As The Superyacht Group’s Chairman, Martin Redmayne, is a founding board member, we have spared a lot of column inches for WRF’s work over the last three years, and our editorial team has had the opportunity to learn, in depth, of the academic rigour the organisation is applying to our industry’s ecological obligation, in contrast to the banality and ambiguity of much of the ‘sustainability’ rhetoric we had to endure from company press conferences at September’s Monaco Yacht Show. Indeed, this particular journalist welcomes the work of WRF as much as an antidote to the vacuous greenwashing the industry has been historically happy to tolerate, as to the irrefutable value of its work.

'Tangible gains' was the name of the game in this opening keynote on day two of The Superyacht Forum Live’s flagship event in Amsterdam, in partnership with METSTRADE.

Redmayne was joined on stage by fellow board members, Feadship CEO, Henk de Vries and Dr Vienna Eleuteri, as well as Feadship’s Head of Knowledge and Innovation, Giedo Loeff and Thomas Kolster of The Goodvertising Agency. The session was an opportunity to chart progress, but morphed into a far more valuable call to arms, based on the most powerful of all arguments – investment in environmentally-friendly technology and services is good business. And, as Redmayne highlighted by paraphrasing recent comments from Bill Gates, in the coming years, it will prove to be very good business.

It is the first opportunity I have had to listen to Dr Eleuteri talk in detail about the foundation’s work, and I must say, I was taken by the prescriptive, binary approach she takes to the ultimate purpose of this organisation. Our editorial team feels it is in a near-constant battle against a tide of industry patter, with businesses from every sector and every territory trying to jump aboard the greenwashing-for-profit train.

Dr Eleuteri however, presents the tantalising opportunity facing us all in this industry, in very clear terms: “What goes on beneath the ocean is about the economy… The real meat coming out of this conversation is that the private sector will make the difference will change the world in a very practical and very efficient way. Much more than any other sector, we need a bottom up. We need to say our politicians and regulators, whoever well is going to be done and what we need to be done, what's possible to be done.”

In simple terms, what Dr Eleuteri is saying is that positive work towards improving the future of our planet will have direct economic benefits to those companies that do so. The health of the planet and the health of company ledgers are now inextricably linked, and the argument for driving the growth of this ‘blue economy’ is now sacrosanct.

Of course, our industry is a creature of habit, and we often respond best to a superstar of De Vries’ profile and influence. He echoed the demands of his fellow board member with an impassioned monologue on where the industry should see itself in 2030.

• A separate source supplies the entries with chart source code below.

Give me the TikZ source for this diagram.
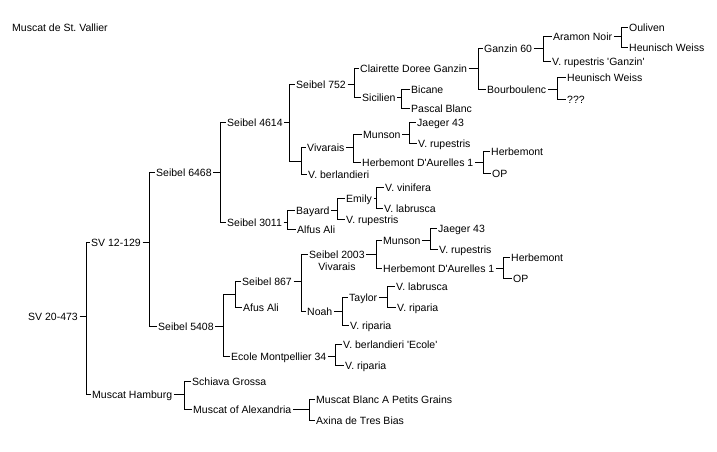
\documentclass[tikz,border=0pt]{standalone}
\usepackage{fontspec}
\setmonofont{Liberation Sans}
\newcommand\fork[3]{\draw[conn] (#1.east) -- (#2) \foreach \c in {#3}{ (#2) |- (\c.west)};}
\begin{document}
\begin{tikzpicture}[x=1pt,y=-1pt,
  lbl/.style={anchor=west, inner xsep=1.5pt, inner ysep=0pt, text height=7.6pt, text depth=0pt, font=\ttfamily\fontsize{10.5}{12}\selectfont},
  sub/.style={inner sep=0pt, text height=7.6pt, text depth=0pt, font=\ttfamily\fontsize{10.5}{12}\selectfont, label distance=4.4pt},
  conn/.style={draw=black, line width=1pt}]
\fill[white] (0,0) rectangle (717,451);
\useasboundingbox (0,0) rectangle (717,451);
% nodes
\node[lbl] (title) at (10.5,27.5) {Muscat de St. Vallier};
\node[lbl] (sv20) at (26.5,316.5) {SV 20-473};
\node[lbl] (sv12) at (89.5,242.5) {SV 12-129};
\node[lbl] (mham) at (90.5,394.5) {Muscat Hamburg};
\node[lbl] (s6468) at (154.5,172.5) {Seibel 6468};
\node[lbl] (s5408) at (156.5,326.5) {Seibel 5408};
\node[lbl] (s4614) at (225.5,122.5) {Seibel 4614};
\node[lbl] (s3011) at (225.5,222.5) {Seibel 3011};
\node[lbl] (s752) at (294.5,84.5) {Seibel 752};
\node[lbl] (viv1) at (305.5,147.5) {Vivarais};
\node[lbl] (vberl) at (306.5,174.5) {V. berlandieri};
\node[lbl] (cdg) at (358.5,68.5) {Clairette Doree Ganzin};
\node[lbl] (sic) at (360.5,97.5) {Sicilien};
\node[lbl] (bic) at (409.5,89.5) {Bicane};
\node[lbl] (pb) at (409.5,108.5) {Pascal Blanc};
\node[lbl] (g60) at (482.5,48.5) {Ganzin 60};
\node[lbl] (bourb) at (485.5,89.5) {Bourboulenc};
\node[lbl] (aramon) at (551.5,36.5) {Aramon Noir};
\node[lbl] (vrg) at (550.5,61.5) {V. rupestris 'Ganzin'};
\node[lbl] (oul) at (627.5,27.5) {Ouliven};
\node[lbl] (hw1) at (627.5,47.5) {Heunisch Weiss};
\node[lbl] (hw2) at (565.5,77.5) {Heunisch Weiss};
\node[lbl] (qqq) at (565.5,99.5) {???};
\node[lbl] (mun1) at (361.5,134.5) {Munson};
\node[lbl] (hda1) at (360.5,162.5) {Herbemont D'Aurelles 1};
\node[lbl] (j43a) at (415.5,122.5) {Jaeger 43};
\node[lbl] (vrup1) at (416.5,143.5) {V. rupestris};
\node[lbl] (herb1) at (489.5,151.5) {Herbemont};
\node[lbl] (op1) at (490.5,173.5) {OP};
\node[lbl] (bayard) at (294.5,210.5) {Bayard};
\node[lbl] (alfus) at (295.5,229.5) {Alfus Ali};
\node[lbl] (emily) at (344.5,198.5) {Emily};
\node[lbl] (vrup2) at (344.5,219.5) {V. rupestris};
\node[lbl] (vvin) at (383.5,187.5) {V. vinifera};
\node[lbl] (vlab1) at (382.5,208.5) {V. labrusca};
\node[lbl] (s867) at (240.5,281.5) {Seibel 867};
\node[lbl] (afus) at (241.5,307.5) {Afus Ali};
\node[lbl] (ecole) at (229.5,356.5) {Ecole Montpellier 34};
\node[lbl, label={[sub]below:Vivarais}] (s2003) at (307.5,254.5) {Seibel 2003};
\node[lbl] (noah) at (305.5,311.5) {Noah};
\node[lbl] (mun2) at (381.5,240.5) {Munson};
\node[lbl] (hda2) at (381.5,268.5) {Herbemont D'Aurelles 1};
\node[lbl] (j43b) at (436.5,228.5) {Jaeger 43};
\node[lbl] (vrup3) at (437.5,249.5) {V. rupestris};
\node[lbl] (herb2) at (509.5,257.5) {Herbemont};
\node[lbl] (op2) at (511.5,278.5) {OP};
\node[lbl] (taylor) at (347.5,297.5) {Taylor};
\node[lbl] (vrip1) at (348.5,325.5) {V. riparia};
\node[lbl] (vlab2) at (394.5,286.5) {V. labrusca};
\node[lbl] (vrip2) at (395.5,307.5) {V. riparia};
\node[lbl] (vbe) at (341.5,344.5) {V. berlandieri 'Ecole'};
\node[lbl] (vrip3) at (343.5,365.5) {V. riparia};
\node[lbl] (schiava) at (190.5,381.5) {Schiava Grossa};
\node[lbl] (moa) at (191.5,409.5) {Muscat of Alexandria};
\node[lbl] (mbpg) at (314.5,399.5) {Muscat Blanc A Petits Grains};
\node[lbl] (axina) at (314.5,420.5) {Axina de Tres Bias};
% junctions
\coordinate (sv20-v) at (86.5,316.5);
\coordinate (sv12-v) at (149.5,242.5);
\coordinate (s6468-v) at (220.5,172.5);
\coordinate (s4614-v) at (289.5,122.5);
\coordinate (cross1) at (301.5,161.5);
\coordinate (s752-v) at (354.5,84.5);
\coordinate (viv1-v) at (353.5,147.5);
\coordinate (cdg-v) at (478.5,68.5);
\coordinate (sic-v) at (401.5,97.5);
\coordinate (g60-v) at (543.5,48.5);
\coordinate (aramon-v) at (621.5,36.5);
\coordinate (bourb-v) at (557.5,89.5);
\coordinate (mun1-v) at (409.5,134.5);
\coordinate (hda1-v) at (483.5,162.5);
\coordinate (s3011-v) at (287.5,222.5);
\coordinate (bayard-v) at (337.5,210.5);
\coordinate (emily-v) at (376.5,198.5);
\coordinate (s5408-v) at (223.5,326.5);
\coordinate (cross2) at (235.5,294.5);
\coordinate (s867-v) at (301.5,281.5);
\coordinate (s2003-v) at (376.5,254.5);
\coordinate (mun2-v) at (430.5,240.5);
\coordinate (hda2-v) at (503.5,268.5);
\coordinate (noah-v) at (342.5,311.5);
\coordinate (taylor-v) at (387.5,297.5);
\coordinate (ecole-v) at (335.5,356.5);
\coordinate (mham-v) at (184.5,394.5);
\coordinate (moa-v) at (309.5,409.5);
% connectors
\fork{sv20}{sv20-v}{sv12,mham}
\fork{sv12}{sv12-v}{s6468,s5408}
\fork{s6468}{s6468-v}{s4614,s3011}
\fork{s4614}{s4614-v}{s752}
\draw[conn] (s4614-v) |- (cross1);
\draw[conn] (cross1) |- (viv1.west) (cross1) |- (vberl.west);
\fork{s752}{s752-v}{cdg,sic}
\fork{viv1}{viv1-v}{mun1,hda1}
\fork{cdg}{cdg-v}{g60,bourb}
\fork{sic}{sic-v}{bic,pb}
\fork{g60}{g60-v}{aramon,vrg}
\fork{aramon}{aramon-v}{oul,hw1}
\fork{bourb}{bourb-v}{hw2,qqq}
\fork{mun1}{mun1-v}{j43a,vrup1}
\fork{hda1}{hda1-v}{herb1,op1}
\fork{s3011}{s3011-v}{bayard,alfus}
\fork{bayard}{bayard-v}{emily,vrup2}
\fork{emily}{emily-v}{vvin,vlab1}
\fork{s5408}{s5408-v}{ecole}
\draw[conn] (s5408-v) |- (cross2);
\draw[conn] (cross2) |- (s867.west) (cross2) |- (afus.west);
\fork{s867}{s867-v}{s2003,noah}
\fork{s2003}{s2003-v}{mun2,hda2}
\fork{mun2}{mun2-v}{j43b,vrup3}
\fork{hda2}{hda2-v}{herb2,op2}
\fork{noah}{noah-v}{taylor,vrip1}
\fork{taylor}{taylor-v}{vlab2,vrip2}
\fork{ecole}{ecole-v}{vbe,vrip3}
\fork{mham}{mham-v}{schiava,moa}
\fork{moa}{moa-v}{mbpg,axina}
\end{tikzpicture}
\end{document}
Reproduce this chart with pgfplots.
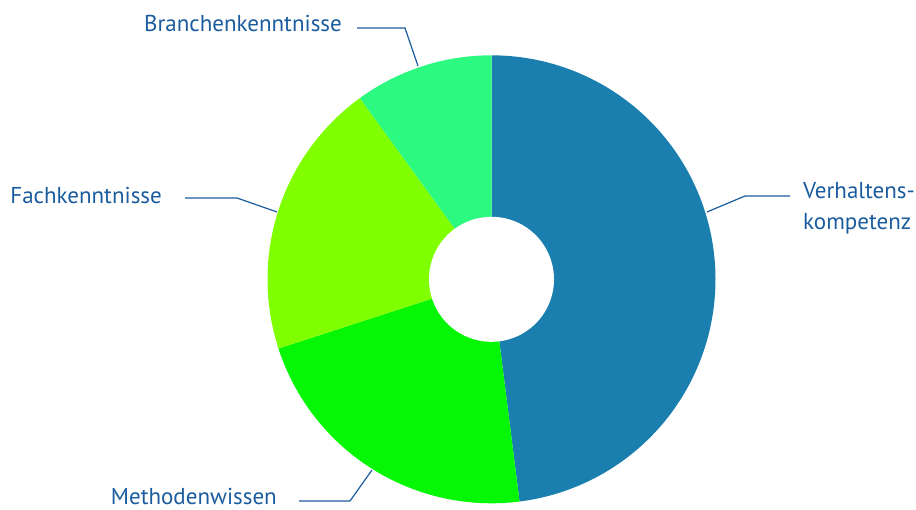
\documentclass[border=0pt]{standalone}
\usepackage{pgfplots}
\pgfplotsset{compat=1.18}
\usepackage{fontspec}
\setmainfont{PT Sans}
\definecolor{cV}{HTML}{1A7EAE}
\definecolor{cM}{HTML}{05F705}
\definecolor{cF}{HTML}{80FF00}
\definecolor{cB}{HTML}{2CFA80}
\definecolor{txt}{HTML}{1B5C9E}
\begin{document}
\begin{tikzpicture}
% shares in percent
\def\vV{48}\def\vM{22}\def\vF{20}\def\vB{10}
\pgfmathsetmacro\aA{90}
\pgfmathsetmacro\aB{\aA-\vV*3.6}
\pgfmathsetmacro\aC{\aB-\vM*3.6}
\pgfmathsetmacro\aD{\aC-\vF*3.6}
\pgfmathsetmacro\aE{\aD-\vB*3.6}
\def\cx{491.5}\def\cy{229.7}\def\R{224}\def\r{62.5}
\begin{axis}[x=1pt,y=1pt,xmin=0,xmax=916,ymin=0,ymax=509,hide axis,clip=false,
  scale only axis]
\path (axis cs:0,0) rectangle (axis cs:916,509);
\addplot[fill=cV,draw=none,domain=\aB:\aA,samples=120,variable=\t]
  ({\cx+\R*cos(\t)},{\cy+\R*sin(\t)}) -- (axis cs:\cx,\cy) -- cycle;
\addplot[fill=cM,draw=none,domain=\aC:\aB,samples=80,variable=\t]
  ({\cx+\R*cos(\t)},{\cy+\R*sin(\t)}) -- (axis cs:\cx,\cy) -- cycle;
\addplot[fill=cF,draw=none,domain=\aD:\aC,samples=80,variable=\t]
  ({\cx+\R*cos(\t)},{\cy+\R*sin(\t)}) -- (axis cs:\cx,\cy) -- cycle;
\addplot[fill=cB,draw=none,domain=\aE:\aD,samples=60,variable=\t]
  ({\cx+\R*cos(\t)},{\cy+\R*sin(\t)}) -- (axis cs:\cx,\cy) -- cycle;
\addplot[fill=white,draw=none,domain=0:360,samples=100,variable=\t]
  ({\cx+\r*cos(\t)},{\cy+\r*sin(\t)}) -- cycle;
% leader lines
\draw[txt,line width=1.2pt] (axis cs:357,481) -- (axis cs:405,481) -- (axis cs:418,443);
\draw[txt,line width=1.2pt] (axis cs:185,311) -- (axis cs:237,311) -- (axis cs:277,297);
\draw[txt,line width=1.2pt] (axis cs:790,313) -- (axis cs:745,313) -- (axis cs:707,297);
\draw[txt,line width=1.2pt] (axis cs:299,8) -- (axis cs:350,8) -- (axis cs:372,39);
% labels
\begin{scope}[every node/.style={inner sep=0pt,text=txt,font=\fontsize{23}{28}\selectfont}]
\node[anchor=base east] at (axis cs:342,477.3) {Branchenkenntnisse};
\node[anchor=base east] at (axis cs:162,305.7) {Fachkenntnisse};
\node[anchor=base east] at (axis cs:277,5) {Methodenwissen};
\node[anchor=base west] at (axis cs:803,310.7) {Verhaltens-};
\node[anchor=base west] at (axis cs:803,279.7) {kompetenz};
\end{scope}
\end{axis}
\end{tikzpicture}
\end{document}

Talking of the industry driving the point of critical mass, in terms of clean-fuel adoption aboard yachts, de Vries said: “I can tell you, it's certainly not impossible to sell, not to everybody, but that's fine. That's fine because you have to start small, but you can also you can already show it's possible and you need just a few brave people with a lot of money. I think they're the profile we should gather today, and it's not difficult, and it's a lot of business.”

A number of prominent managers in the crowd said that, in current conversations with new-build clients, the appetite for eco-friendly technology adoption is incremental rather than wholesale. But if anything, this only underlines the argument of the panel that it is the industry’s responsibility to ensure that the transition to greener solutions is catalysed quickly, and that the clients of the next build cycle no longer think it socially or economically viable to build with the systems and processes of yesterday.

The first, very attainable step that Redmayne said the industry can take, is to download the foundation's Sustainability Communications Guidelines. These 10 easy steps are an inexpensive route to collective action.